Interface Connected Devices Purpose
I2C Power ICs, Audio Codec, Sensors Configuration and control
QSPI Cartridge NOR Flash Game ROM and assets
SPI FRAM (saves) Non-volatile save data
I2S Audio Codec (from FPGA) Digital audio output
RGB TTL Display (from FPGA) Direct video output

6. Development vs Hardware Execution

One of the core goals of NekoBoy is to make development as smooth as possible.

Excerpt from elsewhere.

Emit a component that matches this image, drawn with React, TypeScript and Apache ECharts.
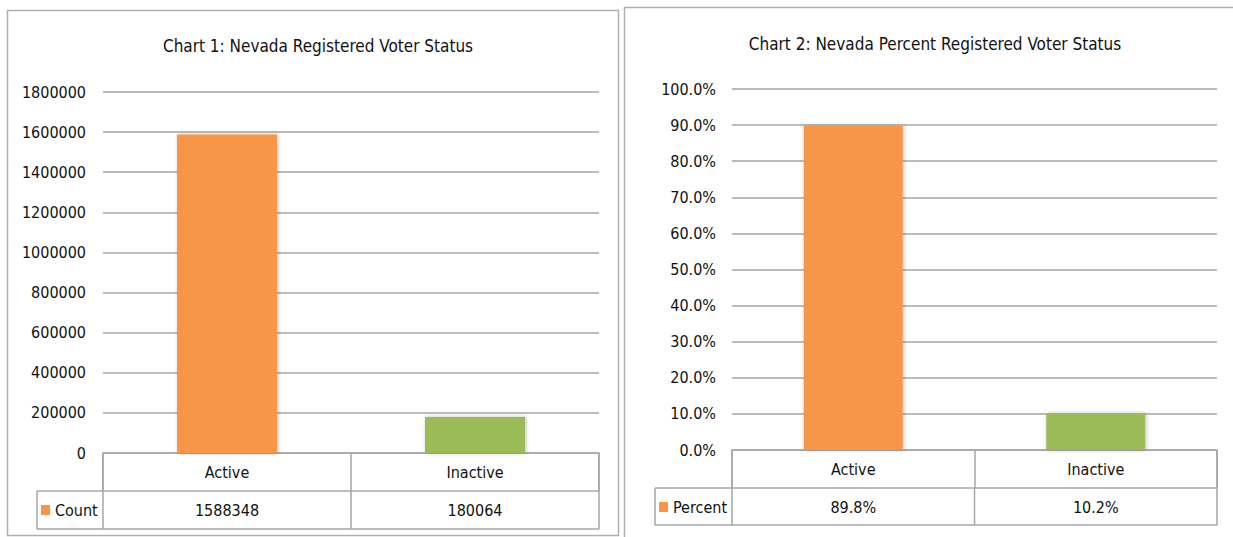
import React, { useEffect, useRef } from "react";
import * as echarts from "echarts";

const categories = ["Active", "Inactive"];
const countValues = [1588348, 180064];
const percentValues = [89.8, 10.2];
const countSeriesName = "Count";
const percentSeriesName = "Percent";
const title1 = "Chart 1: Nevada Registered Voter Status";
const title2 = "Chart 2: Nevada Percent Registered Voter Status";
const countAxis = { min: 0, max: 1800000, interval: 200000 };
const percentAxis = { min: 0, max: 100, interval: 10 };

const ORANGE = "#F79646";
const GREEN = "#9BBB59";
const GRID = "#a6a6a6";
const FONT = "'Liberation Sans Narrow', 'DejaVu Sans Condensed', 'Open Sans', sans-serif";
const TXT = "#111111";
const FS = 16;
const barColors = [ORANGE, GREEN];

export default function App() {
  const ref = useRef<HTMLDivElement>(null);
  useEffect(() => {
    document.body.style.margin = "0";
    const chart = echarts.init(ref.current!, null, { renderer: "svg" });
    const barStyle = (i: number) => ({
      color: barColors[i],
      shadowBlur: 4,
      shadowColor: "rgba(0,0,0,0.25)",
      shadowOffsetX: 1,
      shadowOffsetY: 0,
    });
    const xAxisCommon = {
      type: "category",
      data: categories,
      axisLine: { show: true, lineStyle: { color: GRID, width: 1.5 } },
      axisTick: { show: true, length: 38, interval: 0, lineStyle: { color: GRID, width: 1.5 } },
      axisLabel: { color: TXT, fontSize: FS, fontFamily: FONT, margin: 19, verticalAlign: "middle" },
    };
    const yAxisCommon = {
      type: "value",
      axisLine: { show: false },
      axisTick: { show: false },
      splitLine: { show: true, lineStyle: { color: GRID, width: 1.5 } },
    };
    const legendText = { fontFamily: FONT, fontSize: FS, color: TXT, lineHeight: 20 };
    const option: any = {
      animation: false,
      backgroundColor: "#fff",
      title: [
        { text: title1, left: 313, top: 32, textAlign: "center", textStyle: { fontFamily: FONT, fontSize: 17, fontWeight: "normal", color: TXT } },
        { text: title2, left: 930, top: 30, textAlign: "center", textStyle: { fontFamily: FONT, fontSize: 17, fontWeight: "normal", color: TXT } },
      ],
      legend: [
        { data: [countSeriesName], left: 41, top: 500, padding: 0, itemWidth: 9, itemHeight: 10, icon: "rect", textStyle: legendText },
        { data: [percentSeriesName], left: 659, top: 497, padding: 0, itemWidth: 9, itemHeight: 10, icon: "rect", textStyle: legendText },
      ],
      grid: [
        { left: 103, right: 1233 - 599, top: 92, bottom: 537 - 453 },
        { left: 732, right: 1233 - 1217, top: 89, bottom: 537 - 450 },
      ],
      xAxis: [
        { ...xAxisCommon, gridIndex: 0 },
        { ...xAxisCommon, gridIndex: 1 },
      ],
      yAxis: [
        {
          ...yAxisCommon, gridIndex: 0, ...countAxis,
          axisLabel: { color: TXT, fontSize: FS, fontFamily: FONT, margin: 17, formatter: (v: number) => String(v) },
        },
        {
          ...yAxisCommon, gridIndex: 1, ...percentAxis,
          axisLabel: { color: TXT, fontSize: FS, fontFamily: FONT, margin: 16, formatter: (v: number) => v.toFixed(1) + "%" },
        },
      ],
      series: [
        {
          name: countSeriesName, type: "bar", xAxisIndex: 0, yAxisIndex: 0, barWidth: 100,
          itemStyle: { color: ORANGE },
          data: countValues.map((v, i) => ({ value: v, itemStyle: barStyle(i) })),
        },
        {
          name: percentSeriesName, type: "bar", xAxisIndex: 1, yAxisIndex: 1, barWidth: 99,
          itemStyle: { color: ORANGE },
          data: percentValues.map((v, i) => ({ value: v, itemStyle: barStyle(i) })),
        },
      ],
    };
    chart.setOption(option);

    const line = (x1: number, y1: number, x2: number, y2: number) => ({
      type: "line", silent: true,
      shape: { x1, y1, x2, y2 },
      style: { stroke: GRID, lineWidth: 1.5 },
    });
    const graphics: any[] = [
      { type: "rect", silent: true, shape: { x: 7.5, y: 10.5, width: 611, height: 525 }, style: { fill: "none", stroke: "#b0b0b0", lineWidth: 1.5 } },
      { type: "rect", silent: true, shape: { x: 624.5, y: 7.5, width: 640, height: 560 }, style: { fill: "none", stroke: "#b0b0b0", lineWidth: 1.5 } },
      // table 1
      line(37, 491, 599, 491), line(37, 529, 599, 529), line(37, 491, 37, 529),
      line(103, 453, 103, 529), line(599, 453, 599, 529),
      // table 2
      line(655, 488, 1217, 488), line(655, 525, 1217, 525), line(655, 488, 655, 525),
      line(732, 450, 732, 525), line(1217, 450, 1217, 525),
    ];
    const px1 = categories.map((c) => chart.convertToPixel({ xAxisIndex: 0 }, c) as number);
    const px2 = categories.map((c) => chart.convertToPixel({ xAxisIndex: 1 }, c) as number);
    categories.forEach((_c, i) => {
      graphics.push({
        type: "text", silent: true, x: px1[i], y: 510,
        style: { text: String(countValues[i]), fontFamily: FONT, fontSize: FS, fill: TXT, align: "center", verticalAlign: "middle" },
      });
      graphics.push({
        type: "text", silent: true, x: px2[i], y: 507,
        style: { text: percentValues[i].toFixed(1) + "%", fontFamily: FONT, fontSize: FS, fill: TXT, align: "center", verticalAlign: "middle" },
      });
    });
    graphics.push(line((px1[0] + px1[1]) / 2, 491, (px1[0] + px1[1]) / 2, 529));
    graphics.push(line((px2[0] + px2[1]) / 2, 488, (px2[0] + px2[1]) / 2, 525));
    chart.setOption({ graphic: graphics });
    return () => chart.dispose();
  }, []);
  return <div ref={ref} style={{ position: "fixed", left: 0, top: 0, width: 1233, height: 537 }} />;
}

Environment PPU Implementation APU Implementation How Code Runs
Desktop Software Reference PPU Software Reference APU Directly against abstraction layer
Emulator Software Reference PPU Software Reference APU Same as desktop
Real Hardware FPGA PPU FPGA APU Same abstraction calls via driver

Because both the emulator and hardware use the same Core Abstraction Layer, developers can write and test most of their code on PC before moving to real hardware.

7. Block Diagram

graph TD
    A[Game Code / NekoTracker] --> B[Core Abstraction Layer]
    
    B --> C[Emulator on PC]
    B --> D[STM32U575VIT6]
    
    C --> E[Software Reference PPU]
    C --> F[Software Reference APU]
    
    D --> G[XC7S50 FPGA]
    G --> H[Hardware PPU]
    G --> I[Hardware APU]
    
    D --> J[HyperRAM - CPU]
    G --> K[HyperRAM + SRAM - FPGA]
    
    G --> L[Display - RGB TTL]
    G --> M[Audio Codec - I2S]

8. Key Design Decisions & Rationale

Decision Rationale
FPGA handles PPU + APU Provides deterministic timing and high performance for graphics and audio
CPU handles game logic Offers flexibility and easier development for AI, physics, and game systems
Split HyperRAM architecture Avoids memory contention and gives each processor fast access to the memory it needs most
Core Abstraction Layer Enables "write once, run anywhere" (emulator ↔ hardware) development
FMC as main CPU-FPGA bus High bandwidth and low latency for transferring graphics commands and data

This architecture is designed to be coherent, developer-friendly, and balanced between performance and ease of use. All major components work together through well-defined interfaces, with the Core Abstraction Layer serving as the central contract.